Check whether \(6^n\) can end with the digit 0 for any natural number \(n\).
\(6^n\) cannot end with 0 because it always ends with 6 for all natural numbers \(n\).
We are asked to check whether the number \(6^n\) can ever end with the digit 0, where \(n\) is any natural number.
Step 1: Understand what it means for a number to end with 0
If a number ends with 0, it must be divisible by 10.
Being divisible by 10 means the number must contain both prime factors:
\(2\) and \(5\)
This is because:
\(10 = 2 \times 5\)
So, for \(6^n\) to end in 0, the number must include the factor 5.
Step 2: Look at the structure of \(6^n\)
We know:
\(6 = 2 \times 3\)
So,
\(6^n = (2 \times 3)^n\)
Using exponents, this becomes:
\(6^n = 2^n \times 3^n\)
Step 3: Check whether any power of 6 contains the factor 5
The prime factors in \(6^n\) are only \(2\) and \(3\).

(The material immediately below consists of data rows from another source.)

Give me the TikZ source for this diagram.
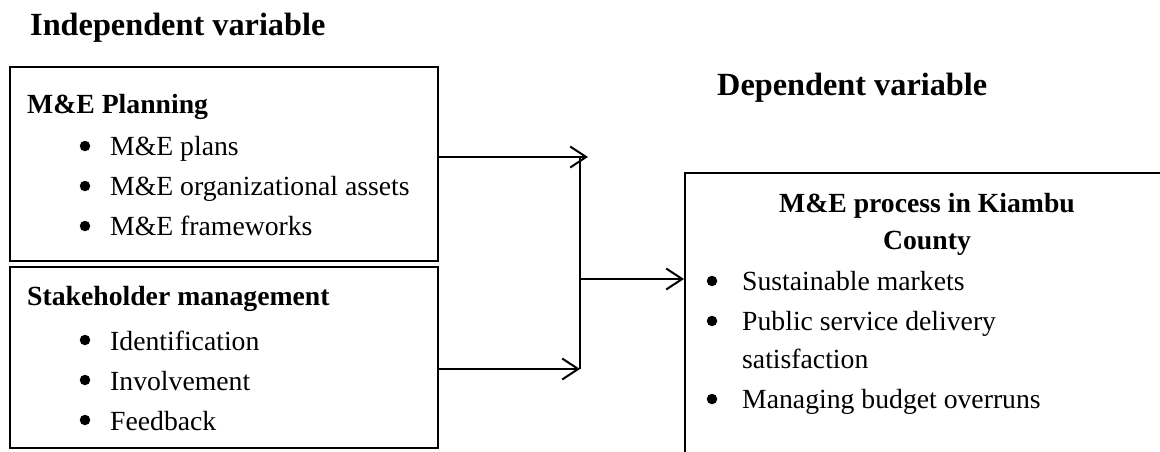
\documentclass[tikz,border=0pt]{standalone}
\usepackage{fontspec}
\setmainfont{Liberation Serif}
\usetikzlibrary{arrows.meta}
\begin{document}
\begin{tikzpicture}[x=1pt,y=-1pt,
  box/.style={draw,line width=2pt,inner sep=0pt,anchor=north west},
  txt/.style={inner sep=0pt,anchor=base west,font=\fontsize{27.7}{33}\selectfont},
  ttl/.style={inner sep=0pt,anchor=base west,font=\fontsize{32.3}{38}\selectfont\bfseries},
  hd/.style={txt,font=\fontsize{27.7}{33}\selectfont\bfseries},
  bul/.style={circle,fill=black,inner sep=0pt,minimum size=10.5pt},
  arr/.style={line width=2pt,-{Straight Barb[length=16pt,width=21pt,line width=2pt]}},
  ln/.style={line width=2pt}]
\clip (0,0) rectangle (1160,451);
\fill[white] (0,0) rectangle (1160,451);
% titles
\node[ttl] (t1) at (30,35) {Independent variable};
\node[ttl] (t2) at (717,95) {Dependent variable};
% boxes
\node[box,minimum width=428pt,minimum height=194pt] (b1) at (9,66) {};
\node[box,minimum width=428pt,minimum height=181pt] (b2) at (9,266) {};
\node[box,minimum width=700pt,minimum height=500pt] (b3) at (684,172) {};
% box 1 text
\node[hd] (h1) at (27,113) {M\&E Planning};
\node[bul] (p1b) at (85,146) {};
\node[txt] (p1) at (110,155) {M\&E plans};
\node[bul] (p2b) at (85,186) {};
\node[txt] (p2) at (110,195) {M\&E organizational assets};
\node[bul] (p3b) at (85,226) {};
\node[txt] (p3) at (110,235) {M\&E frameworks};
% box 2 text
\node[hd] (h2) at (27,305) {Stakeholder management};
\node[bul] (s1b) at (85,340) {};
\node[txt] (s1) at (110,350) {Identification};
\node[bul] (s2b) at (85,380) {};
\node[txt] (s2) at (110,390) {Involvement};
\node[bul] (s3b) at (85,420) {};
\node[txt] (s3) at (110,430) {Feedback};
% box 3 text
\node[hd,anchor=base] (h3a) at (927,212) {M\&E process in Kiambu};
\node[hd,anchor=base] (h3b) at (927,249) {County};
\node[bul] (r1b) at (712,281) {};
\node[txt] (r1) at (742,290) {Sustainable markets};
\node[bul] (r2b) at (712,321) {};
\node[txt] (r2) at (742,330) {Public service delivery};
\node[txt] (r2c) at (742,368) {satisfaction};
\node[bul] (r3b) at (712,399) {};
\node[txt] (r3) at (742,408) {Managing budget overruns};
% connectors
\coordinate (ja) at (580,157);
\coordinate (jb) at (580,369);
\coordinate (jm) at (580,279);
\coordinate (tipa) at (588,157);
\draw[arr] (b1.east |- ja) -- (tipa);
\draw[arr] (b2.east |- jb) -- (jb);
\draw[ln] (ja) -- (jb);
\draw[arr] (jm) -- (b3.west |- jm);
\end{tikzpicture}
\end{document}
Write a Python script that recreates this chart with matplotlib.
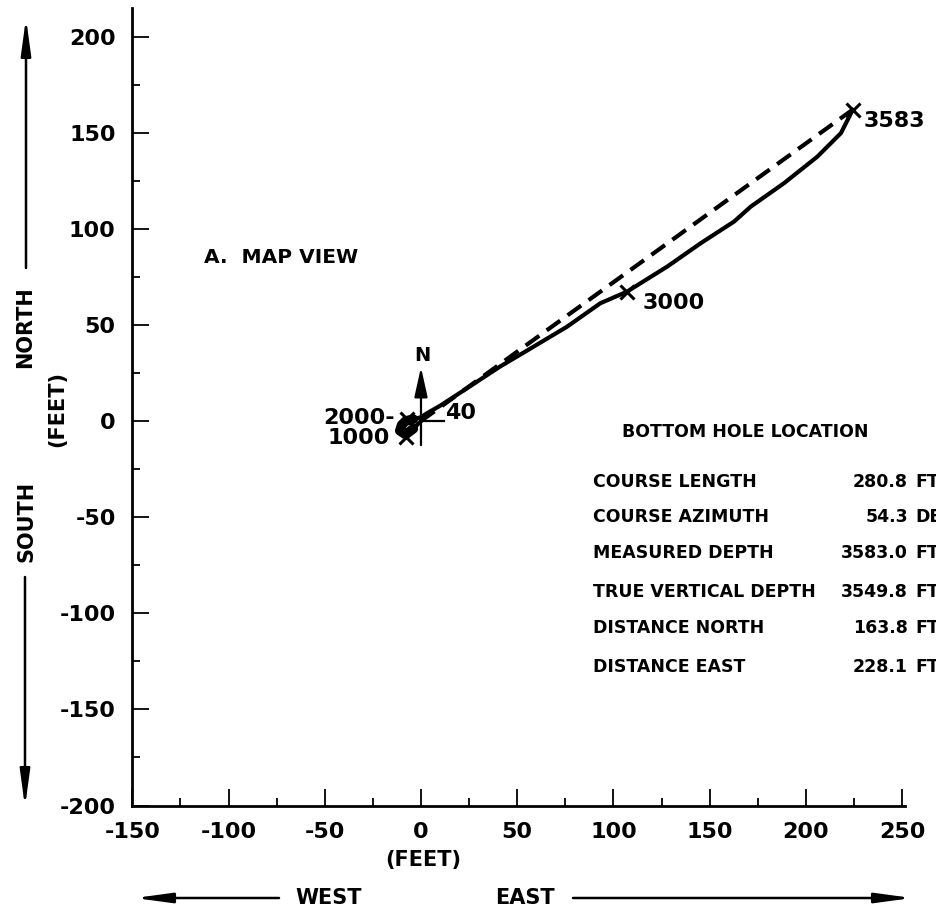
import numpy as np
import matplotlib
matplotlib.use('Agg')
from matplotlib import pyplot as plt
from matplotlib.ticker import MultipleLocator

plt.rcParams['font.family'] = 'DejaVu Sans'
plt.rcParams['font.weight'] = 'bold'
plt.rcParams['axes.unicode_minus'] = False

# well path (map view), feet east / north of the wellhead
path_east = [0, -4, -8, -11, -10, -8, -4, 0, 3, 10, 23.8, 41, 58.5, 75.9, 93.2,
             107, 128, 145.3, 162.7, 171.4, 188.7, 206, 218.2, 222.6, 224.3]
path_north = [0, -4, -7, -5, -2, 0, 1, 2, 4, 8, 17, 28.3, 38.7, 49.1, 61.3,
              67.3, 80.4, 92.5, 103.8, 111.6, 123.8, 137.6, 149.8, 158.5, 162]

# straight course line from the wellhead to the bottom hole
course_east = [0, 224.3]
course_north = [0, 162]

# depth marks along the path
mark_depth = ['1000', '2000', '3000', '3583']
mark_east = [-7.8, -7.4, 107, 224.3]
mark_north = [-8.2, 0.9, 67.3, 162]

# bottom hole table
bh_names = ['COURSE LENGTH', 'COURSE AZIMUTH', 'MEASURED DEPTH',
            'TRUE VERTICAL DEPTH', 'DISTANCE NORTH', 'DISTANCE EAST']
bh_values = ['280.8', '54.3', '3583.0', '3549.8', '163.8', '228.1']
bh_units = ['FT', 'DEG', 'FT', 'FT', 'FT', 'FT']

W, H = 936, 916
fig = plt.figure(figsize=(W / 100, H / 100), dpi=100)
ax = fig.add_axes([132.3 / W, 1 - 805.5 / H, (905 - 132.3) / W, (805.5 - 8) / H])

ax.plot(path_east, path_north, color='black', lw=3, solid_capstyle='round')
ax.plot(path_east[1:7], path_north[1:7], color='black', lw=7, solid_capstyle='round')
ax.plot(course_east, course_north, color='black', lw=3, dashes=(4, 2.2))
ax.plot(mark_east, mark_north, ls='none', marker='x', ms=10, mew=2.2, color='black')

# depth labels
ax.text(-13.5, 1.4, mark_depth[1] + '-', ha='right', va='center', fontsize=16)
ax.text(-16, -9, mark_depth[0], ha='right', va='center', fontsize=16)
ax.text(115, 61.5, mark_depth[2], ha='left', va='center', fontsize=16)
ax.text(230, 156, mark_depth[3], ha='left', va='center', fontsize=16, clip_on=False)

# north arrow at the wellhead
ax.annotate('', xy=(0, 28), xytext=(0, -12.5),
            arrowprops=dict(arrowstyle='-|>,head_length=0.9,head_width=0.2',
                            color='black', lw=1.6, mutation_scale=20,
                            shrinkA=0, shrinkB=0))
ax.plot([0, 11.8], [0, 0], color='black', lw=1.6)
ax.text(0.5, 34, 'N', ha='center', va='center', fontsize=14)
ax.text(12.5, 4, '40', ha='left', va='center', fontsize=16)

ax.text(-112.5, 85, 'A.  MAP VIEW', ha='left', va='center', fontsize=14.5)

# bottom hole location block
px_y = lambda p: (421 - p) / 1.922
ax.text(104.3, px_y(431.7), 'BOTTOM HOLE LOCATION', ha='left', va='center', fontsize=12.5)
row_y = [481.7, 516.7, 553.3, 591.7, 628.3, 666.7]
for name, val, unit, py in zip(bh_names, bh_values, bh_units, row_y):
    ax.text(89.6, px_y(py), name, ha='left', va='center', fontsize=12.5)
    ax.text(253, px_y(py), val, ha='right', va='center', fontsize=12.5, clip_on=False)
    ax.text(256.8, px_y(py), unit, ha='left', va='center', fontsize=12.5, clip_on=False)

ax.set_xlim(-150, 251.5)
ax.set_ylim(-200, 214.9)
ax.xaxis.set_major_locator(MultipleLocator(50))
ax.xaxis.set_minor_locator(MultipleLocator(25))
ax.yaxis.set_major_locator(MultipleLocator(50))
ax.yaxis.set_minor_locator(MultipleLocator(25))
ax.tick_params(which='both', direction='in', width=1.3, labelsize=16, pad=12)
ax.tick_params(which='major', length=12)
ax.tick_params(which='minor', length=6)
for lab in ax.get_xticklabels() + ax.get_yticklabels():
    lab.set_fontweight('bold')
ax.spines['top'].set_visible(False)
ax.spines['right'].set_visible(False)
ax.spines['left'].set_linewidth(2)
ax.spines['bottom'].set_linewidth(2)

# outer axis captions and direction arrows (figure pixels)
fx = lambda p: p / W
fy = lambda p: 1 - p / H
arrow = dict(arrowstyle='-|>,head_length=1.1,head_width=0.15', color='black',
             lw=1.8, mutation_scale=20, shrinkA=0, shrinkB=0)
fig.text(fx(25), fy(327), 'NORTH', rotation=90, ha='center', va='center', fontsize=15)
fig.text(fx(26), fy(521), 'SOUTH', rotation=90, ha='center', va='center', fontsize=15)
fig.text(fx(57), fy(409), '(FEET)', rotation=90, ha='center', va='center', fontsize=15)
ax.annotate('', xy=(fx(26), fy(18)), xytext=(fx(26), fy(268)),
            xycoords='figure fraction', textcoords='figure fraction', arrowprops=arrow)
ax.annotate('', xy=(fx(25), fy(807)), xytext=(fx(25), fy(577)),
            xycoords='figure fraction', textcoords='figure fraction', arrowprops=arrow)

fig.text(fx(423), fy(860), '(FEET)', ha='center', va='center', fontsize=15)
fig.text(fx(329), fy(898), 'WEST', ha='center', va='center', fontsize=15)
fig.text(fx(525), fy(898), 'EAST', ha='center', va='center', fontsize=15)
ax.annotate('', xy=(fx(135), fy(898)), xytext=(fx(279), fy(898)),
            xycoords='figure fraction', textcoords='figure fraction', arrowprops=arrow)
ax.annotate('', xy=(fx(912), fy(898)), xytext=(fx(573), fy(898)),
            xycoords='figure fraction', textcoords='figure fraction', arrowprops=arrow)

fig.savefig('out.png', dpi=100)
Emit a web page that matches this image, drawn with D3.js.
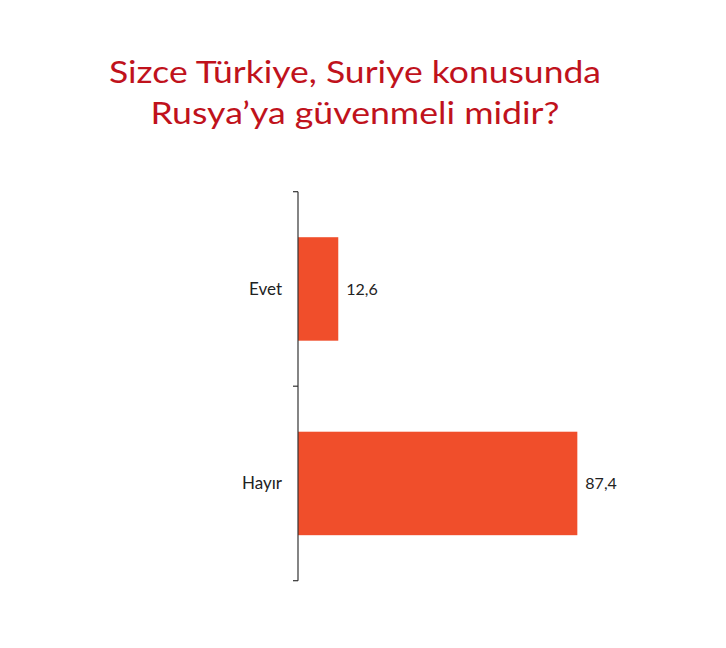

There is no factor of \(5\) in \(6^n\) for any natural number \(n\).
Since a factor 5 never appears, \(6^n\) can never be divisible by 10.
Step 4: Observe the last digit pattern of powers of 6
Let us check the first few powers:
\(6^1 = 6\)
\(6^2 = 36\)
\(6^3 = 216\)
\(6^4 = 1296\)
In each case, the last digit is 6.
This pattern continues for every higher power because multiplying a number ending in 6 by 6 again always gives a number ending in 6.
Step 5: Conclude the result
Since no power of 6 contains the factor 5, \(6^n\) can never be divisible by 10 and therefore cannot end with 0.
Thus:
\(6^n\) never ends with 0 for any natural number \(n\).